_DATA LINES_:
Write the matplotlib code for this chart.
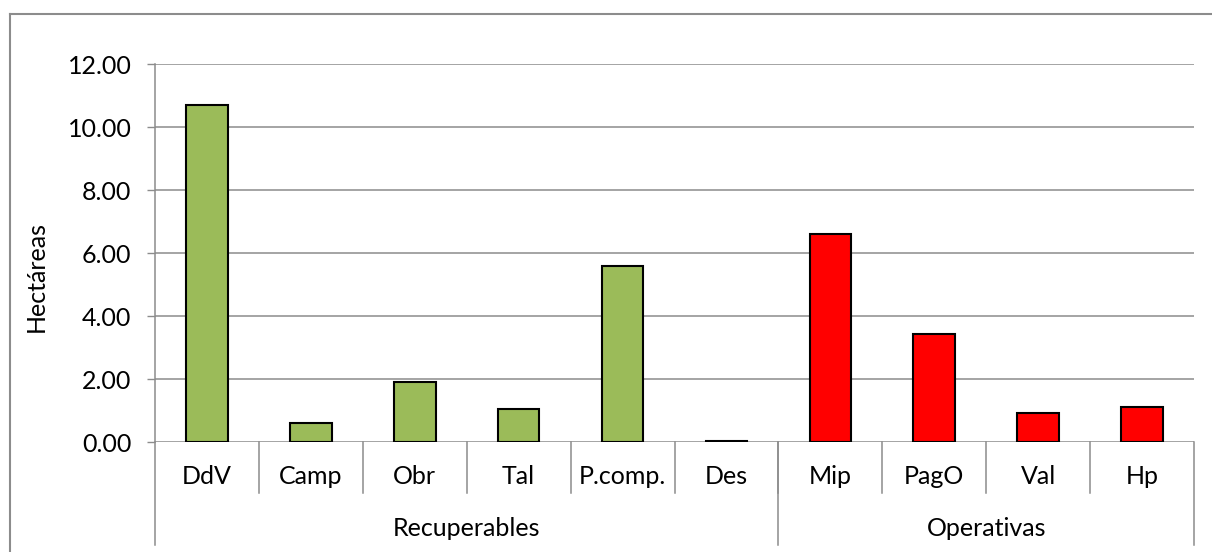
import matplotlib
matplotlib.use("Agg")
import matplotlib.pyplot as plt
import numpy as np
from matplotlib.lines import Line2D

categories = ["DdV", "Camp", "Obr", "Tal", "P.comp.", "Des", "Mip", "PagO", "Val", "Hp"]
values = [10.70, 0.62, 1.90, 1.05, 5.60, 0.03, 6.62, 3.45, 0.92, 1.12]
groups = ["Recuperables", "Operativas"]
group_sizes = [6, 4]
group_colors = ["#9BBB59", "#FF0000"]

W, H = 1212, 552
GRID = "#8c8c8c"
plt.rcParams["font.family"] = ["Lato", "DejaVu Sans"]
FS = 18

fig = plt.figure(figsize=(W / 100, H / 100), dpi=100)


def fx(px):
    return px / W


def fy(py):
    return 1 - py / H


ax = fig.add_axes([fx(155), fy(442.3), fx(1194) - fx(155), fy(64.3) - fy(442.3)])

colors = []
for c, n in zip(group_colors, group_sizes):
    colors += [c] * n

x = np.arange(len(categories))
ax.bar(x, values, width=0.4, color=colors, edgecolor="black", linewidth=1.5, zorder=3)

ax.set_xlim(-0.5, len(categories) - 0.5)
ax.set_ylim(0, 12)
ax.set_yticks(np.arange(0, 12.1, 2))
ax.set_yticklabels([f"{v:.2f}" for v in np.arange(0, 12.1, 2)], fontsize=FS)
ax.tick_params(axis="y", length=6, width=1, color=GRID, pad=11)
ax.set_xticks([])
ax.grid(True, axis="y", color=GRID, linewidth=1.1, zorder=0)
for s in ["top", "right", "bottom"]:
    ax.spines[s].set_visible(False)
ax.spines["left"].set_color(GRID)
ax.spines["left"].set_linewidth(1.1)

# multi-level category axis below the plot
trans = ax.get_xaxis_transform()
for b in range(1, len(categories)):
    ax.add_line(Line2D([b - 0.5, b - 0.5], [0, -51 / 378], transform=trans,
                       color=GRID, linewidth=1.1, clip_on=False))
edges = np.concatenate([[0], np.cumsum(group_sizes)]) - 0.5
for e in edges:
    ax.add_line(Line2D([e, e], [0, -103 / 378], transform=trans,
                       color=GRID, linewidth=1.1, clip_on=False))

for xi, name in zip(x, categories):
    ax.text(xi, -34.5 / 378, name, transform=trans, ha="center", va="center", fontsize=FS)
for i, name in enumerate(groups):
    mid = (edges[i] + edges[i + 1]) / 2
    ax.text(mid, -86 / 378, name, transform=trans, ha="center", va="center", fontsize=FS)

fig.text(fx(36), fy(276), "Hectáreas", rotation=90, ha="center", va="center", fontsize=FS)

# chart frame
fig.add_artist(Line2D([fx(10), fx(10)], [0, fy(14)], color=GRID, linewidth=1.5))
fig.add_artist(Line2D([fx(10), 1], [fy(14), fy(14)], color=GRID, linewidth=1.5))

fig.savefig("out.png", dpi=100)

_SHORT TASK_: Leave out the pictures and print every line of the data exactly.

_WRITTEN ANSWER_:
Write the matplotlib code for this chart.
import matplotlib
matplotlib.use("Agg")
import matplotlib.pyplot as plt
import numpy as np
from matplotlib.lines import Line2D

categories = ["DdV", "Camp", "Obr", "Tal", "P.comp.", "Des", "Mip", "PagO", "Val", "Hp"]
values = [10.70, 0.62, 1.90, 1.05, 5.60, 0.03, 6.62, 3.45, 0.92, 1.12]
groups = ["Recuperables", "Operativas"]
group_sizes = [6, 4]
group_colors = ["#9BBB59", "#FF0000"]

W, H = 1212, 552
GRID = "#8c8c8c"
plt.rcParams["font.family"] = ["Lato", "DejaVu Sans"]
FS = 18

fig = plt.figure(figsize=(W / 100, H / 100), dpi=100)


def fx(px):
    return px / W


def fy(py):
    return 1 - py / H


ax = fig.add_axes([fx(155), fy(442.3), fx(1194) - fx(155), fy(64.3) - fy(442.3)])

colors = []
for c, n in zip(group_colors, group_sizes):
    colors += [c] * n

x = np.arange(len(categories))
ax.bar(x, values, width=0.4, color=colors, edgecolor="black", linewidth=1.5, zorder=3)

ax.set_xlim(-0.5, len(categories) - 0.5)
ax.set_ylim(0, 12)
ax.set_yticks(np.arange(0, 12.1, 2))
ax.set_yticklabels([f"{v:.2f}" for v in np.arange(0, 12.1, 2)], fontsize=FS)
ax.tick_params(axis="y", length=6, width=1, color=GRID, pad=11)
ax.set_xticks([])
ax.grid(True, axis="y", color=GRID, linewidth=1.1, zorder=0)
for s in ["top", "right", "bottom"]:
    ax.spines[s].set_visible(False)
ax.spines["left"].set_color(GRID)
ax.spines["left"].set_linewidth(1.1)

# multi-level category axis below the plot
trans = ax.get_xaxis_transform()
for b in range(1, len(categories)):
    ax.add_line(Line2D([b - 0.5, b - 0.5], [0, -51 / 378], transform=trans,
                       color=GRID, linewidth=1.1, clip_on=False))
edges = np.concatenate([[0], np.cumsum(group_sizes)]) - 0.5
for e in edges:
    ax.add_line(Line2D([e, e], [0, -103 / 378], transform=trans,
                       color=GRID, linewidth=1.1, clip_on=False))

for xi, name in zip(x, categories):
    ax.text(xi, -34.5 / 378, name, transform=trans, ha="center", va="center", fontsize=FS)
for i, name in enumerate(groups):
    mid = (edges[i] + edges[i + 1]) / 2
    ax.text(mid, -86 / 378, name, transform=trans, ha="center", va="center", fontsize=FS)

fig.text(fx(36), fy(276), "Hectáreas", rotation=90, ha="center", va="center", fontsize=FS)

# chart frame
fig.add_artist(Line2D([fx(10), fx(10)], [0, fy(14)], color=GRID, linewidth=1.5))
fig.add_artist(Line2D([fx(10), 1], [fy(14), fy(14)], color=GRID, linewidth=1.5))

fig.savefig("out.png", dpi=100)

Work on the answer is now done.